Rishi Sunak’s £150bn ‘stealth tax raid’ will cost families £5,000 each

AFP via Getty

Rishi Sunak’s “stealth tax raid” means Britons will be paying £150bn in extra national insurance contributions and income tax over the next six years, it has emerged.

Labour said the decision by the prime minister and his chancellor Jeremy Hunt to freeze tax thresholds would cost the equivalent of £5,000 for every household in the UK.

The party’s analysis of the Office for Budget Responsibility (OBR) forecasts revealed the staggering cost of the tax squeeze until 2028. The combined impact of freezing income tax and NIC thresholds will cost taxpayers more than £30bn a year by 2025-26, according to the OBR’s assessment of Mr Hunt’s autumn statement.

Labour said the “stealth hike” had been made worse by the government’s failure to get a grip on soaring inflation, leaving Britain facing the highest rise in prices in the G7 over the next two years.

Pat McFadden, Labour’s shadow chief secretary to the Treasury, said Mr Sunak was “sending working people the bill for his economic failures”.

The frontbencher said: “His failure to grip inflation means working families face an average £5,000 stealth tax hike, whilst the prime minister refuses to touch lucrative loopholes for non-doms and private schools.”

He added: “Labour would get our economy growing again, making the UK the best place to start and grow a business, and ensuring we lead the world in the green industries of the future.”

Rishi Sunak and Jeremy Hunt have been accused of a ‘stealth tax raid’ (AFP via Getty)

Mr Hunt said Mr Sunak’s government was “asking more from those who have more” as he set out plans to freeze national insurance and inheritance tax thresholds last month. The new chancellor said he was extending Mr Sunak’s previous decision to freeze income tax allowances for an extra two years, until 2028.

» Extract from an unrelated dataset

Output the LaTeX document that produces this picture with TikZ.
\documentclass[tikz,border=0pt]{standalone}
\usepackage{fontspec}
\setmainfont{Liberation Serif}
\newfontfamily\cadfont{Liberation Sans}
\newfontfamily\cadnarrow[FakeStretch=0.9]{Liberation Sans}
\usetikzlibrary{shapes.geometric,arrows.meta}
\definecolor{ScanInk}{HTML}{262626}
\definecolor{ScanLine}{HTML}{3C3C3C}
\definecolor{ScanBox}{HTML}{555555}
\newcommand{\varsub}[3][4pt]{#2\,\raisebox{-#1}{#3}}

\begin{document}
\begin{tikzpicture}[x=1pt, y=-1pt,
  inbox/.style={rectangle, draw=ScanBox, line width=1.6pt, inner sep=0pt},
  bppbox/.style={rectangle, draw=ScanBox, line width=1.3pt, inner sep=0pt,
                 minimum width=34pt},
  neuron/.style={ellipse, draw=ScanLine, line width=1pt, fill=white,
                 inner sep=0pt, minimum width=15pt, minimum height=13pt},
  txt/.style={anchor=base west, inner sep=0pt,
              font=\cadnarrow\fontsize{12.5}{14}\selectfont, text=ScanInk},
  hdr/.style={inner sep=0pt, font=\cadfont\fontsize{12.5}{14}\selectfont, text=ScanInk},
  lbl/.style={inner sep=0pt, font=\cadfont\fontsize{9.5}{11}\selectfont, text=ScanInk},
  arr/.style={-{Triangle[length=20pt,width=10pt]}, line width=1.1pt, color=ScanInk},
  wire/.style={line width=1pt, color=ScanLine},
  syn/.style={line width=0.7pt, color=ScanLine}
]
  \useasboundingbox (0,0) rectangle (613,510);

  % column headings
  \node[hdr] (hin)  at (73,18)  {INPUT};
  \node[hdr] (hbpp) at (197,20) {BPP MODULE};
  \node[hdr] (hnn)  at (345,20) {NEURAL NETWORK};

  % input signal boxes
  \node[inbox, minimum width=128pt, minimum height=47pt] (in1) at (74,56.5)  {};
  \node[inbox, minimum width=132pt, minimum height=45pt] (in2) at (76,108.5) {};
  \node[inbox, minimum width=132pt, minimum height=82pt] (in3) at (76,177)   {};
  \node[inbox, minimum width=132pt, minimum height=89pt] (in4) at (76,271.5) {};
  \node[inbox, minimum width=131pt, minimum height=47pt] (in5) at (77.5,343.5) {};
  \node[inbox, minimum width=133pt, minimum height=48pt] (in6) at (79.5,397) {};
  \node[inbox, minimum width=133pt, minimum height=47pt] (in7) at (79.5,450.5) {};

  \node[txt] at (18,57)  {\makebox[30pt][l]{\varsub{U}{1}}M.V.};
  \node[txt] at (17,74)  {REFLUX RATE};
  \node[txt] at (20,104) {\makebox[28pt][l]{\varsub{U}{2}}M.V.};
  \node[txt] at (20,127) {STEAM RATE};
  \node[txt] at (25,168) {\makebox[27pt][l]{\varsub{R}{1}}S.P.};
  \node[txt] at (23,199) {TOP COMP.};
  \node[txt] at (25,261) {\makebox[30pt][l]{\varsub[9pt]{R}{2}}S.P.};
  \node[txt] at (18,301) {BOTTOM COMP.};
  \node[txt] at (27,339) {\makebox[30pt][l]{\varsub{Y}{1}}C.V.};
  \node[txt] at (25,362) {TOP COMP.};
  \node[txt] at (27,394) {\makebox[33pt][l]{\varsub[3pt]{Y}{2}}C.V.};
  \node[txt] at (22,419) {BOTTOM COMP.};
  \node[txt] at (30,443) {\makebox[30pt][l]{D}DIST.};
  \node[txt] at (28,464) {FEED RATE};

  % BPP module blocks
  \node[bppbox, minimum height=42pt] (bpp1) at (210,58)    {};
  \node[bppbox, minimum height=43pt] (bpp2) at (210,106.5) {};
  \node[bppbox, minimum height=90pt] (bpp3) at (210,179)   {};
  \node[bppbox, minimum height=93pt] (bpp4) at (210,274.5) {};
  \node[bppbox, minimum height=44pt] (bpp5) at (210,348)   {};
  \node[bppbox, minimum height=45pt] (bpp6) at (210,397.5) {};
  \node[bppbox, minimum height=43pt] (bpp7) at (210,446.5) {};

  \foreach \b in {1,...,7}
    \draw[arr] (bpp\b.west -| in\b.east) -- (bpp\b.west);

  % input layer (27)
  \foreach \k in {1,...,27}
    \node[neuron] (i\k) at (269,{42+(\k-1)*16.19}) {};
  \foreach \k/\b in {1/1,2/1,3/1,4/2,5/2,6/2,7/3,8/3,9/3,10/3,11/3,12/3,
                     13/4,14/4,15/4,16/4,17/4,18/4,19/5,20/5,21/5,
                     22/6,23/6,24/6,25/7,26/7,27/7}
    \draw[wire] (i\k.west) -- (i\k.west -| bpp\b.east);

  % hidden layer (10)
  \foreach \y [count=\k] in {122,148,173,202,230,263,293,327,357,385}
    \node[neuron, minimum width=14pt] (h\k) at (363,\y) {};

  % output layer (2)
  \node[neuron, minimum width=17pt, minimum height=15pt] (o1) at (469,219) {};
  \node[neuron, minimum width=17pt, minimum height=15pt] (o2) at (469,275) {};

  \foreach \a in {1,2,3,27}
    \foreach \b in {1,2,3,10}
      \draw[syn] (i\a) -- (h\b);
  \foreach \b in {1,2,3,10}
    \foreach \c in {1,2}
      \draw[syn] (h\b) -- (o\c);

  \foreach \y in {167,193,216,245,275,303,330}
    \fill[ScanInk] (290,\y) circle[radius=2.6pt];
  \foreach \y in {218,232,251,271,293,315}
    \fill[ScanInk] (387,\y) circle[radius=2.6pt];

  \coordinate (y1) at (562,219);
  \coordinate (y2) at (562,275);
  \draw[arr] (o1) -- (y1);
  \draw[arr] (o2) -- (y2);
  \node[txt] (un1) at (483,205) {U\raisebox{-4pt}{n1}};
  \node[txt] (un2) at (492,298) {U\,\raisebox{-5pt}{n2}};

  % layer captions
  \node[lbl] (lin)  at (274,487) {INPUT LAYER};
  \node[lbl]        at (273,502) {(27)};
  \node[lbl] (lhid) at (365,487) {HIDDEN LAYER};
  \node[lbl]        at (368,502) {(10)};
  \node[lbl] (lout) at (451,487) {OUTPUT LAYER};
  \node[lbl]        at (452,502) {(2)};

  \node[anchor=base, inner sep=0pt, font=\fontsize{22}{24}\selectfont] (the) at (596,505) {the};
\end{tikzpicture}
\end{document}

It means more Britons will fall into the higher thresholds and end up paying more tax because of the impact of wage inflation. The process – which has already pushed many into higher brackets – is known as “fiscal drag”.

The OBR said it estimated that 3.2 million new taxpayers would be created by the now six-year freeze on the personal allowance, and that 2.6 million more people are being brought into the higher-rate band, which includes those earning between £50,271 and £150,000.

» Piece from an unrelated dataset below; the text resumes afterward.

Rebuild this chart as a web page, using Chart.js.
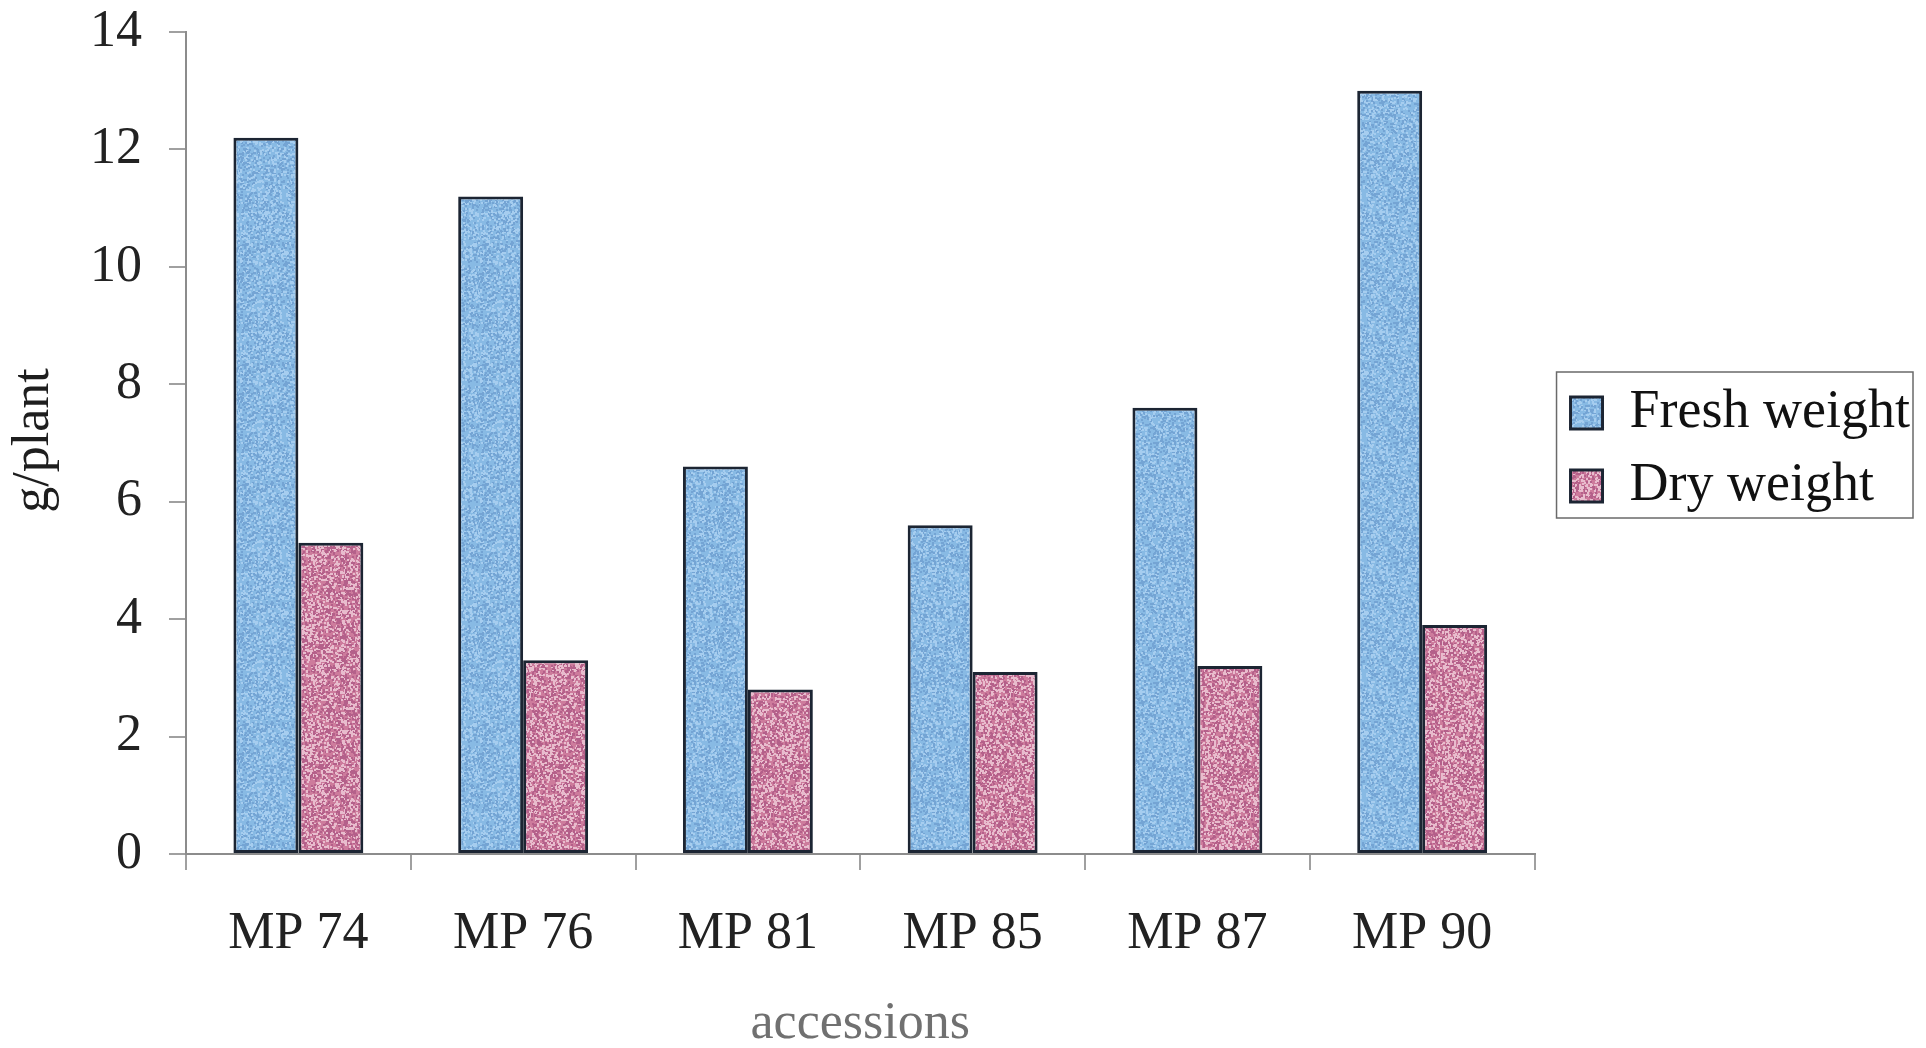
<!DOCTYPE html>
<html>
<head>
<meta charset="utf-8">
<script src="https://cdn.jsdelivr.net/npm/chart.js@4.4.1/dist/chart.umd.min.js"></script>
<style>
  html, body { margin: 0; padding: 0; background: #ffffff; overflow: hidden; }
  #wrap { position: relative; width: 1926px; height: 1048px; }
</style>
</head>
<body>
<div id="wrap"><canvas id="c" width="1926" height="1048"></canvas></div>
<script>
// Fresh and dry weight per plant for each accession (g/plant)
const accessions = ['MP 74', 'MP 76', 'MP 81', 'MP 85', 'MP 87', 'MP 90'];
const freshWeight = [12.2, 11.2, 6.6, 5.6, 7.6, 13.0];
const dryWeight = [5.3, 3.3, 2.8, 3.1, 3.2, 3.9];
const yTicks = [0, 2, 4, 6, 8, 10, 12, 14];

const SERIF = "'Liberation Serif', 'Times New Roman', serif";

// Speckled fill, like a printed and scanned bar
function speckle(base, light, dark, seed, count) {
  const size = 120;
  const c = document.createElement('canvas');
  c.width = c.height = size;
  const g = c.getContext('2d');
  g.fillStyle = base;
  g.fillRect(0, 0, size, size);
  let s = seed;
  const next = () => (s = (s * 16807) % 2147483647) / 2147483647;
  for (let i = 0; i < count; i++) {
    const x = Math.floor(next() * size);
    const y = Math.floor(next() * size);
    g.fillStyle = next() < 0.5 ? light : dark;
    g.fillRect(x, y, 2, 2);
  }
  return g.createPattern(c, 'repeat');
}

const blueFill = speckle('#88bae4', '#a6cdef', '#74a4d4', 7919, 3000);
const pinkFill = speckle('#cd7b9c', '#e8bccd', '#b4608a', 104729, 4200);

// Thin frame around the legend entries
const legendFrame = {
  id: 'legendFrame',
  afterDraw(chart) {
    const lg = chart.legend;
    if (!lg || !lg.legendHitBoxes || !lg.legendHitBoxes.length) return;
    const hb = lg.legendHitBoxes;
    const x0 = Math.min(...hb.map(h => h.left)) - 14;
    const y0 = hb[0].top - 14;
    const x1 = Math.max(...hb.map(h => h.left + h.width)) + 3;
    const y1 = hb[hb.length - 1].top + hb[hb.length - 1].height + 5;
    const ctx = chart.ctx;
    ctx.save();
    ctx.strokeStyle = '#6a6a6a';
    ctx.lineWidth = 1.5;
    ctx.strokeRect(x0, y0, x1 - x0, y1 - y0);
    ctx.restore();
  }
};

// Vertical axis title, centred along the value axis
const yTitle = {
  id: 'yTitle',
  afterDraw(chart) {
    const a = chart.chartArea;
    const ctx = chart.ctx;
    ctx.save();
    ctx.translate(a.left - 152, a.top + (a.bottom - a.top) * 0.497);
    ctx.rotate(-Math.PI / 2);
    ctx.font = '52px ' + SERIF;
    ctx.fillStyle = '#1e1e1e';
    ctx.textAlign = 'center';
    ctx.textBaseline = 'middle';
    ctx.fillText('g/plant', 0, 0);
    ctx.restore();
  }
};

new Chart(document.getElementById('c'), {
  type: 'bar',
  data: {
    labels: accessions,
    datasets: [
      { label: 'Fresh weight', data: freshWeight, backgroundColor: blueFill },
      { label: 'Dry weight', data: dryWeight, backgroundColor: pinkFill }
    ]
  },
  options: {
    responsive: false,
    devicePixelRatio: 1,
    animation: false,
    layout: { padding: { top: 0, right: 6, bottom: 0, left: 0 } },
    datasets: {
      bar: {
        categoryPercentage: 0.578,
        barPercentage: 1.0,
        borderColor: '#1c2533',
        borderWidth: 3,
        borderSkipped: false
      }
    },
    scales: {
      x: {
        grid: { display: true, drawOnChartArea: false, tickLength: 16, color: '#a0a0a0', lineWidth: 2, offset: true },
        border: { display: true, color: '#8c8c8c', width: 2 },
        ticks: { font: { family: SERIF, size: 52 }, color: '#222222', padding: 33, maxRotation: 0 },
        title: {
          display: true, text: 'accessions',
          font: { family: SERIF, size: 52, lineHeight: 0.9 },
          color: '#707070', padding: { top: 0, bottom: 0 }
        },
        afterFit(s) { s.height = 194; }
      },
      y: {
        min: 0, max: 14,
        afterBuildTicks(s) { s.ticks = yTicks.map(v => ({ value: v })); },
        grid: { display: true, drawOnChartArea: false, tickLength: 17, color: '#a0a0a0', lineWidth: 2 },
        border: { display: true, color: '#8c8c8c', width: 2 },
        ticks: { font: { family: SERIF, size: 52 }, color: '#222222', padding: 27 },
        afterFit(s) {
          s.width = 186;
          s.paddingTop = 32;
          s.paddingBottom = 0;
        }
      },
      gap: {
        position: 'right',
        display: true,
        grid: { display: false },
        border: { display: false },
        ticks: { display: false },
        afterFit(s) { s.width = 17; }
      }
    },
    plugins: {
      legend: {
        position: 'right',
        fullSize: false,
        maxWidth: 420,
        title: { display: true, text: ' ', font: { size: 13, lineHeight: 1 }, padding: 0 },
        labels: {
          font: { family: SERIF, size: 54 },
          color: '#111111',
          boxWidth: 32,
          boxHeight: 32,
          padding: 19
        }
      },
      tooltip: { enabled: false }
    }
  },
  plugins: [legendFrame, yTitle]
});
</script>
</body>
</html>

Mr Hunt also lowered the threshold above which the 45 per cent top rate of income tax is paid, from £150,000 to £125,000, from next April.

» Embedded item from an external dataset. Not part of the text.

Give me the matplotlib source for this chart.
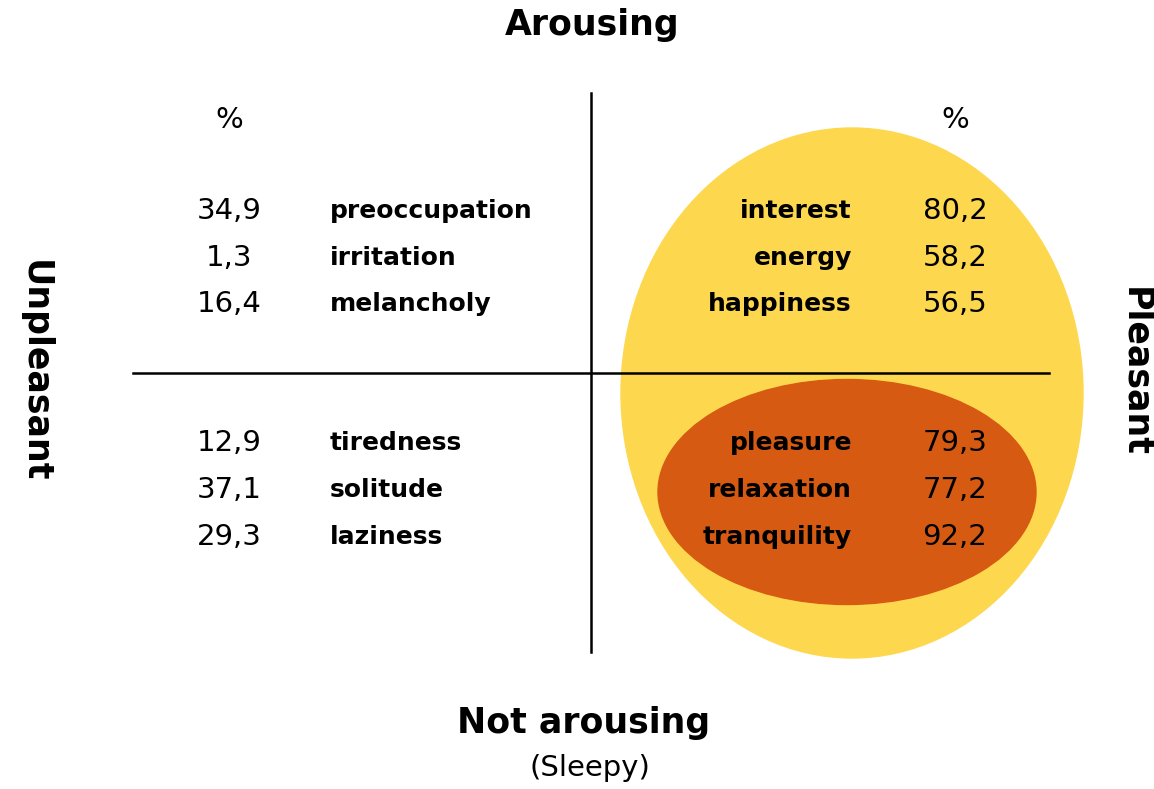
import matplotlib.pyplot as plt
from matplotlib.patches import Ellipse

# Datos (porcentajes)
left_top_labels = ["preoccupation", "irritation", "melancholy"]
left_top_values = ["34,9", "1,3", "16,4"]
left_bottom_labels = ["tiredness", "solitude", "laziness"]
left_bottom_values = ["12,9", "37,1", "29,3"]
right_top_labels = ["interest", "energy", "happiness"]
right_top_values = ["80,2", "58,2", "56,5"]
right_bottom_labels = ["pleasure", "relaxation", "tranquility"]
right_bottom_values = ["79,3", "77,2", "92,2"]

top_rows = [211, 258, 304]
bottom_rows = [443, 490, 537]

fig = plt.figure(figsize=(11.54, 7.89), dpi=100)
ax = fig.add_axes([0, 0, 1, 1])
ax.set_xlim(0, 1154)
ax.set_ylim(789, 0)
ax.axis("off")

# elipses
ax.add_patch(Ellipse((852, 393), 462, 530, color="#FDD84E", zorder=1))
ax.add_patch(Ellipse((847, 492), 378, 225, color="#D65A12", zorder=2))

# ejes
ax.plot([591, 591], [93, 652], color="black", lw=1.8, zorder=3)
ax.plot([133, 1049], [373, 373], color="black", lw=1.8, zorder=3)

num_fs = 21
lab_fs = 18

ax.text(229, 120, "%", fontsize=num_fs, ha="center", va="center")
ax.text(955, 120, "%", fontsize=num_fs, ha="center", va="center")

for rows, labels, values in [(top_rows, left_top_labels, left_top_values),
                             (bottom_rows, left_bottom_labels, left_bottom_values)]:
    for y, lab, val in zip(rows, labels, values):
        ax.text(229, y, val, fontsize=num_fs, ha="center", va="center", zorder=4)
        ax.text(330, y, lab, fontsize=lab_fs, fontweight="bold", ha="left", va="center", zorder=4)

for rows, labels, values in [(top_rows, right_top_labels, right_top_values),
                             (bottom_rows, right_bottom_labels, right_bottom_values)]:
    for y, lab, val in zip(rows, labels, values):
        ax.text(852, y, lab, fontsize=lab_fs, fontweight="bold", ha="right", va="center", zorder=4)
        ax.text(955, y, val, fontsize=num_fs, ha="center", va="center", zorder=4)

ax.text(592, 25, "Arousing", fontsize=25, fontweight="bold", ha="center", va="center")
ax.text(584, 723, "Not arousing", fontsize=25, fontweight="bold", ha="center", va="center")
ax.text(590, 768, "(Sleepy)", fontsize=21, ha="center", va="center")
ax.text(35, 371, "Unpleasant", fontsize=25, fontweight="bold", ha="center", va="center", rotation=270)
ax.text(1135, 372, "Pleasant", fontsize=25, fontweight="bold", ha="center", va="center", rotation=270)

fig.savefig("out.png", dpi=100)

Tory MPs in favour of low taxes are also unhappy about the “stealth tax hike” from the freeze on thresholds. Former minister Esther McVey said raising taxes was the “last thing for a Conservative government to do”, while the Taxpayers’ Alliance lobby group said that freezing thresholds at a time of high inflation meant the government “risks balancing the books on the backs of the poorest”.

But the Treasury has insisted that no one’s take-home pay will be reduced as a result of the threshold freeze policies.

A Treasury spokesperson said: “We are committed to protecting people on low incomes, which is why since 2010 we have increased the tax-free allowances for both income tax and national insurance by more than inflation, roughly doubling them in cash terms to take millions more people out of paying tax altogether.

“We are restoring the public finances in the fairest way possible so the economy can support the country through the challenges ahead and grow, which is why it is the highest-earning households who will shoulder the most burden and no one’s take-home pay will reduce as a result of these policies.”